Although my dream in life is to be a writer and an entertainment host, I do have to pay the bills; therefore I need a stable income. Currently, I am working at an investment advisory firm where I am very comfortable with retirement plans, profit sharing plans and trusts, but that wasn’t the case in 2004 when I worked at an insurance firm downtown. After graduating from Sacred Heart University with a degree in Media Studies, I got my first real job in Los Angeles at Chiat Day, an advertising agency, where we were basically paid in pennies and peanuts. After a year at the agency, I was in serious credit card debt, had a running tab with my parents and was sick of eating Ramen noodles, so I started looking for a higher paying job- doing anything. Thanks to a former co-worker at Chiat, I was hired as an administrative assistant at an insurance agency where I went from making $20,000 per year to $34,500. I was rich, bitch- I felt like Oprah Winfrey!

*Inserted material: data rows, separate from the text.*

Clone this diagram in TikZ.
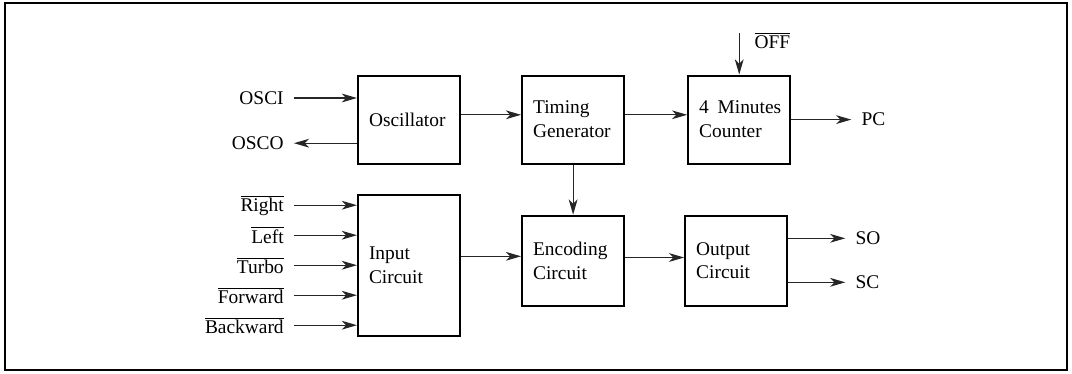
\documentclass[tikz,border=0pt]{standalone}
\usepackage{fontspec}
\setmainfont{Liberation Serif}
\usetikzlibrary{arrows.meta,positioning}

\begin{document}
\begin{tikzpicture}[>={Stealth[length=3.8mm,width=2.2mm,inset=1.1mm]},font=\fontsize{13.8}{17}\selectfont]
  \tikzstyle{block}=[rectangle,draw=black,line width=1.5pt,minimum width=2.55cm,minimum
  height=2.2cm,text width=2.0cm,inner xsep=2.75mm,align=left]
  \tikzstyle{tall}=[block,minimum height=3.525cm]
  \tikzstyle{sig}=[inner xsep=2.5mm,inner ysep=0.5mm]
  \tikzstyle{wire}=[->,line width=0.8pt,color=black!85]

  \useasboundingbox (0,0) rectangle (26.8,-9.325);
  \draw [line width=1.2pt] (0.125,-0.075) rectangle (26.675,-9.25);

  \begin{scope}
    % Upper row
    \node [block] (osc) at (10.225,-2.99) {Oscillator};
    \node [block] (timing) [right = 1.5cm of osc] {Timing\\Generator};
    \node [block] (counter) [right = 1.55cm of timing] {\mbox{4\hspace{0.45em}Minutes}\\Counter};
    % Lower row
    \node [tall] (input) [below = 0.725cm of osc] {Input\\Circuit};
    \node [block,minimum height=2.25cm] (encoding) [below = 1.25cm of timing] {Encoding\\Circuit};
    \node [block,minimum height=2.25cm] (output) [right = 1.475cm of encoding] {Output\\Circuit};

    \node [sig] (osci) [left = 1.575cm of osc, yshift=0.54cm] {OSCI};
    \node [sig] (osco) [left = 1.575cm of osc, yshift=-0.59cm] {OSCO};
    \node [sig] (pc) [right = 1.5cm of counter] {PC};
    \node [sig] (so) [right = 1.425cm of output, yshift=0.56cm] {SO};
    \node [sig] (sc) [right = 1.425cm of output, yshift=-0.54cm] {SC};
    \coordinate (offin) at ([yshift=1.05cm]counter.north);
    \node [sig,anchor=north west,inner ysep=0pt] (off) at ([xshift=1.25mm]offin)
      {$\overline{\mbox{OFF}}$};
  \end{scope}

  \begin{scope}
    \foreach \name/\txt/\dy in {inr/Right/1.5cm, inl/Left/0.75cm, inturbo/Turbo/0cm,
        infwd/Forward/-0.75cm, inbwd/Backward/-1.5cm} {
      \node [sig] (\name) [left = 1.575cm of input, yshift=\dy] {$\overline{\mbox{\txt}}$};
      \path [wire] (\name) edge (\name -| input.west);
    }

    \path [wire] (osci) edge (osci -| osc.west);
    \path [wire] (osco -| osc.west) edge (osco);
    \path [wire] ([yshift=1.2mm]osc.east) edge ([yshift=1.2mm]timing.west);
    \path [wire] ([yshift=1.2mm]timing.east) edge ([yshift=1.2mm]counter.west);
    \path [wire] (offin) edge (counter);
    \path [wire] (counter) edge (pc);
    \path [wire] (timing) edge (encoding);

    \coordinate (encin) at ([yshift=1.1mm]encoding.west);
    \coordinate (encout) at ([yshift=0.8mm]encoding.east);
    \path [wire] (input.east |- encin) edge (encin);
    \path [wire] (encout) edge (encout -| output.west);
    \path [wire] (so -| output.east) edge (so);
    \path [wire] (sc -| output.east) edge (sc);
  \end{scope}
\end{tikzpicture}
\end{document}
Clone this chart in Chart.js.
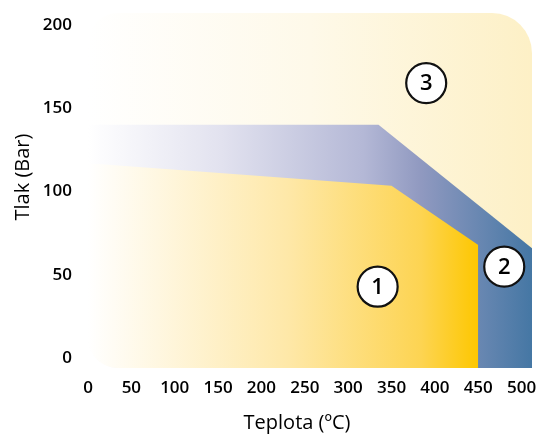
<!DOCTYPE html>
<html>
<head>
<meta charset="utf-8">
<script src="https://cdn.jsdelivr.net/npm/chart.js@4"></script>
<style>
	html, body { margin: 0; padding: 0; background: #fff; }
	#wrap { width: 547px; height: 435px; }
</style>
</head>
<body>
<div id="wrap"><canvas id="phaseChart"></canvas></div>
<script>
// axis ranges and ticks
const xTicks = [0, 50, 100, 150, 200, 250, 300, 350, 400, 450, 500];
const yTicks = [0, 50, 100, 150, 200];
const xRange = [0, 512];
const yRange = [-5.7, 207];

// region 2 (blue band) outline, temperature / pressure
const zone2Temp = [0, 335, 512, 512];
const zone2Press = [140, 140, 66, -5.7];

// region 1 (yellow) outline
const zone1Temp = [0, 350, 450, 450];
const zone1Press = [117, 103.5, 68, -5.7];

// numbered markers
const markerText = ['1', '2', '3'];
const markerTemp = [334, 480, 390];
const markerPress = [43, 55, 165];

const toPoints = (xs, ys) => xs.map((x, i) => ({ x: x, y: ys[i] }));

// horizontal gradient over the chart area
function hGradient(chart, stops) {
	const area = chart.chartArea;
	if (!area) return stops[stops.length - 1][1];
	const g = chart.ctx.createLinearGradient(area.left, 0, area.right, 0);
	stops.forEach(s => g.addColorStop(s[0], s[1]));
	return g;
}

const radii = [30, 40, 0, 30]; // tl, tr, br, bl

// background (region 3) + clip to rounded plot area
const plotShape = {
	id: 'plotShape',
	beforeDatasetsDraw(chart) {
		const { ctx, chartArea: a } = chart;
		ctx.save();
		ctx.beginPath();
		ctx.roundRect(a.left, a.top, a.right - a.left, a.bottom - a.top, radii);
		ctx.fillStyle = hGradient(chart, [[0, '#ffffff'], [0.5, '#fef9e9'], [1, '#fdf0c6']]);
		ctx.fill();
		ctx.clip();
	},
	afterDatasetsDraw(chart) {
		const ctx = chart.ctx;
		ctx.restore();
		// marker numbers
		const meta = chart.getDatasetMeta(2);
		ctx.save();
		ctx.font = '600 22px "Open Sans"';
		ctx.fillStyle = '#000';
		ctx.textAlign = 'center';
		ctx.textBaseline = 'middle';
		meta.data.forEach((pt, i) => {
			ctx.fillText(markerText[i], pt.x, pt.y + 1);
		});
		ctx.restore();
	},
	afterDraw(chart) {
		const ctx = chart.ctx;
		ctx.save();
		ctx.fillStyle = '#000';
		ctx.font = '20px "Open Sans"';
		ctx.textAlign = 'center';
		ctx.textBaseline = 'middle';
		ctx.fillText('Teplota (ºC)', 297, 423);
		ctx.translate(23, 177);
		ctx.rotate(-Math.PI / 2);
		ctx.fillText('Tlak (Bar)', 0, 0);
		ctx.restore();
	}
};

const tickFont = { family: 'Open Sans', size: 17, weight: '600' };

new Chart(document.getElementById('phaseChart'), {
	type: 'line',
	data: {
		datasets: [
			{
				label: 'Zone 2',
				data: toPoints(zone2Temp, zone2Press),
				order: 3,
				fill: 'start',
				borderWidth: 0,
				pointRadius: 0,
				tension: 0,
				backgroundColor: ctx => hGradient(ctx.chart, [[0, '#ffffff'], [0.3, '#e2e2ef'], [0.62, '#b4b8d6'], [0.75, '#9099c0'], [1, '#4577a4']]),
			},
			{
				label: 'Zone 1',
				data: toPoints(zone1Temp, zone1Press),
				order: 2,
				fill: 'start',
				borderWidth: 0,
				pointRadius: 0,
				tension: 0,
				backgroundColor: ctx => hGradient(ctx.chart, [[0, '#ffffff'], [0.45, '#fee8a8'], [0.75, '#fdd452'], [0.88, '#fdc700'], [1, '#fdc700']]),
			},
			{
				label: 'Markers',
				type: 'scatter',
				data: toPoints(markerTemp, markerPress),
				order: 1,
				pointRadius: 20,
				pointBackgroundColor: '#fff',
				pointBorderColor: '#111',
				pointBorderWidth: 2.2,
			},
		],
	},
	options: {
		responsive: true,
		maintainAspectRatio: false,
		animation: false,
		layout: { autoPadding: false, padding: { top: 13, right: 15, left: 0, bottom: 0 } },
		plugins: { legend: { display: false }, tooltip: { enabled: false } },
		scales: {
			x: {
				type: 'linear',
				min: xRange[0],
				max: xRange[1],
				grid: { display: false },
				border: { display: false },
				afterBuildTicks: scale => { scale.ticks = xTicks.map(v => ({ value: v })); },
				afterFit: scale => {
					scale.height = 67;
					scale.paddingLeft = 0;
					scale.paddingRight = 0;
				},
				ticks: { color: '#000', font: tickFont, padding: 2, maxRotation: 0, autoSkip: false },
			},
			y: {
				type: 'linear',
				min: yRange[0],
				max: yRange[1],
				grid: { display: false },
				border: { display: false },
				afterBuildTicks: scale => { scale.ticks = yTicks.map(v => ({ value: v })); },
				afterFit: scale => {
					scale.width = 88;
					scale.paddingTop = 0;
					scale.paddingBottom = 0;
				},
				ticks: { color: '#000', font: tickFont, padding: 8 },
			},
		},
	},
	plugins: [plotShape],
});
</script>
</body>
</html>
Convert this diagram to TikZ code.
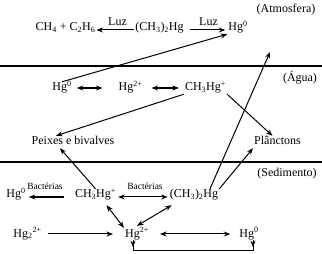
\documentclass[tikz,border=0pt]{standalone}
\usepackage{fontspec}
\setmainfont{Liberation Serif}
\usetikzlibrary{arrows.meta,calc}
\begin{document}
\begin{tikzpicture}[x=1pt,y=-1pt,
  lbl/.style={font=\fontsize{12}{14}\selectfont, inner sep=1pt, text height=8pt, text depth=2pt},
  small/.style={font=\fontsize{9.5}{11}\selectfont, inner sep=0pt},
  conn/.style={line width=1pt},
  arr/.style={conn, -{Stealth[length=6.5pt,width=5pt]}},
  darr/.style={conn, {Stealth[length=6.5pt,width=5pt]}-{Stealth[length=6.5pt,width=5pt]}},
  bold/.style={line width=1.4pt},
  sep/.style={line width=2pt}
]
\useasboundingbox (0,0) rectangle (322,254);
% separators
\draw[sep] (0,66) -- (322,66);
\draw[sep, line width=1.4pt] (0,162) -- (322,162);
% zone labels
\node[lbl] (atm) at (286,10) {(Atmosfera)};
\node[lbl] (agua) at (300,79) {(Água)};
\node[lbl] (sed) at (287,174) {(Sedimento)};
% atmosphere
\node[lbl] (ch4) at (65.5,28) {CH\textsubscript{4} + C\textsubscript{2}H\textsubscript{6}};
\node[lbl] (dmA) at (159.5,28) {(CH\textsubscript{3})\textsubscript{2}Hg};
\node[lbl] (hgA) at (238,28) {Hg\textsuperscript{0}};
\node[lbl] (luz1) at (117.5,23) {Luz};
\node[lbl] (luz2) at (208.5,23) {Luz};
% water
\node[lbl] (hgW) at (62,88) {Hg\textsuperscript{0}};
\node[lbl] (hg2W) at (130.5,88) {Hg\textsuperscript{2+}};
\node[lbl] (meW) at (205.5,88) {CH\textsubscript{3}Hg\textsuperscript{+}};
\node[lbl] (pei) at (73,142) {Peixes e bivalves};
\node[lbl] (pla) at (277.5,142) {Plânctons};
% sediment
\node[lbl] (hgS) at (16,195) {Hg\textsuperscript{0}};
\node[lbl] (meS) at (95.5,195) {CH\textsubscript{3}Hg\textsuperscript{+}};
\node[lbl] (dmS) at (194,195) {(CH\textsubscript{3})\textsubscript{2}Hg};
\node[small] (b1) at (45,186) {Bactérias};
\node[small] (b2) at (145,186) {Bactérias};
\node[lbl] (hg22) at (27.5,234) {Hg\textsubscript{2}\textsuperscript{2+}};
\node[lbl] (hg2S) at (137,234) {Hg\textsuperscript{2+}};
\node[lbl] (hgB) at (249,234) {Hg\textsuperscript{0}};
\coordinate (up) at (270,52);
\coordinate (bl) at (133,251);
\coordinate (br) at (253,251);
% atmosphere arrows
\draw[arr] ([yshift=-2pt]dmA.west) -- ([yshift=-2pt]ch4.east);
\draw[arr, shorten <=5pt, shorten >=2pt] ([yshift=-2pt]dmA.east) -- ([yshift=-2pt]hgA.west);
\draw[arr] (hgW.north) -- (hgA.south west);
% water arrows
\draw[darr, bold] ([xshift=4pt]hgW.east) -- ([xshift=-15pt]hg2W.west);
\draw[darr, bold] ([xshift=8pt]hg2W.east) -- ([xshift=-5pt]meW.west);
\draw[arr] (meW.south west) -- ([xshift=-17pt]pei.north);
\draw[arr] (meW.south east) -- ([xshift=-5pt]pla.north);
% sediment arrows
\draw[arr] ([xshift=16pt]dmS.north) -- (up);
\draw[arr] (dmS.north east) -- (pla.south west);
\draw[arr] (meS.north) -- ([xshift=-13pt]pei.south);
\draw[arr, bold] ([shift={(-10pt,-2pt)}]meS.west) -- ([shift={(2pt,-2pt)}]hgS.east);
\draw[darr] ([shift={(1pt,-2pt)}]meS.east) -- ([shift={(-1pt,-2pt)}]dmS.west);
\draw[darr] ([shift={(11pt,-4pt)}]meS.south) -- (hg2S.north west);
\draw[darr] ([shift={(3pt,-4pt)}]dmS.south west) -- ([yshift=2pt]hg2S.north);
\draw[arr, shorten <=5pt, shorten >=11pt] (hg22.east) -- (hg2S.west);
\draw[darr, shorten <=10pt, shorten >=8pt] (hg2S.east) -- (hgB.west);
% bottom loop
\draw[conn] ([xshift=-4pt]hg2S.south) -- (bl) -- (br) -- ([xshift=4pt]hgB.south);
\draw[arr] ([xshift=-4pt]hg2S.south) -- ++(0,7);
\draw[arr] ([xshift=4pt]hgB.south) -- ++(0,7);
\end{tikzpicture}
\end{document}
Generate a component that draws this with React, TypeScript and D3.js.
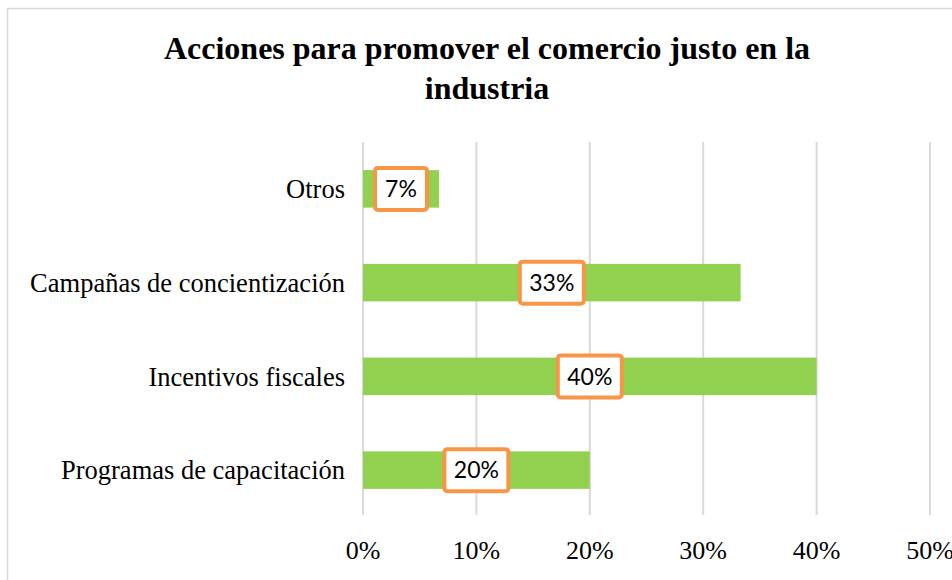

Even though I was shown what to do every day at my new job and was comfortable answering the phones and assisting the salesmen, I was so unfamiliar with all these terms being thrown around that I felt like the only English speaking person in an office that only spoke Mandarin. I had no financial background and the only thing I knew about insurance was how much a paid every month for my car. One of my weekly duties was to file all client statements and correspondence in the file cabinet next to my desk, sorted by the client’s last name. I kept seeing these statements with the name ‘Ira Rollover’ at the top, and although I thought ‘Rollover’ was a strange last name, I figured that he was just an old, rich Jewish man. The ‘R’ folder kept growing thicker and thicker until months later when I realized that an IRA Rollover was a retirement plan and not an old, wealthy guy from Beverly Hills.
Luckily no one but me went into those file cabinets and once I made the realization, I came in extra early one morning to re-file all the ‘Rollovers’ to their proper folders, saving me a ton of embarrassment. I still laugh every time I hear IRA Rollover and thank God no one at my old job ever knew of my little mishap…until now!